El cura, todo apabullado y más por el silencio del público, pidió disculpas, y le pedí que siguiera la misa ya sin discurso. Muy obediente me hizo caso y siguió con la ceremonia. Al final, pidió una foto con todos nosotros y yo me opuse, pues —dije—, no sabíamos si era o no pedófilo, ya que casi el 99% de los curas lo son. Él juró y perjuró que no lo era.

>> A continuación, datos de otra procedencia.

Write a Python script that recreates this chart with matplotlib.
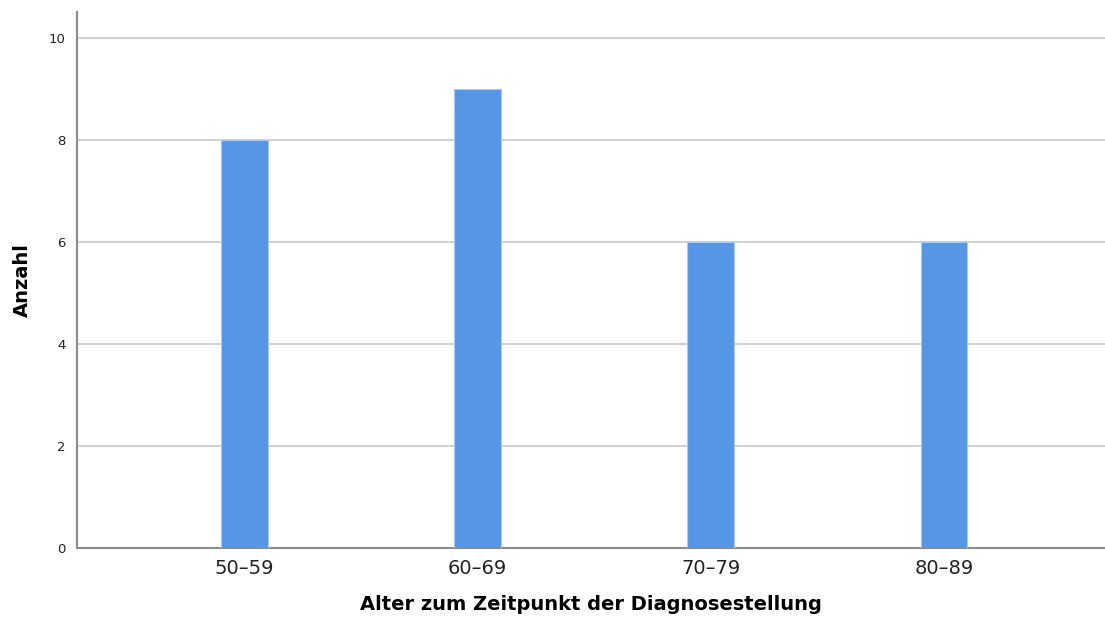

Pero aun así me negué a que saliera en la foto, y le expliqué que todos nosotros pagábamos impuestos y no vivíamos de la gente más jodida sacándoles las limosnas.

Salimos de la misa y yo para ese momento ya me sentía muy avergonzado, sobre todo con los hijos y los nietos de mis excompañeros y ya no asistí a la comida. Me estuvieron hablando mucho, y me dijeron que era el héroe de sus hijos y nietos y que querían tomarse fotos conmigo. La verdad no lo creí y no fui.

Luego me enteré de que, al día siguiente, el obispo Vera dijo, en una misa en Catedral, que aun cuando callaran a los sacerdotes en las misas, seguirían hablando contra la corrupción. Y días después me lo encontré en la calle, me reclamó y me dijo a gritos: «Tú eres mi enemigo». Yo le grité más fuerte y le dije que me hablara de usted pues era un año mayor que él. Se descontroló y ya no supo qué decir.

Ahora, en la calle me señalan y escucho que dicen: «¡Mira, ése calla a los curas en las iglesias!»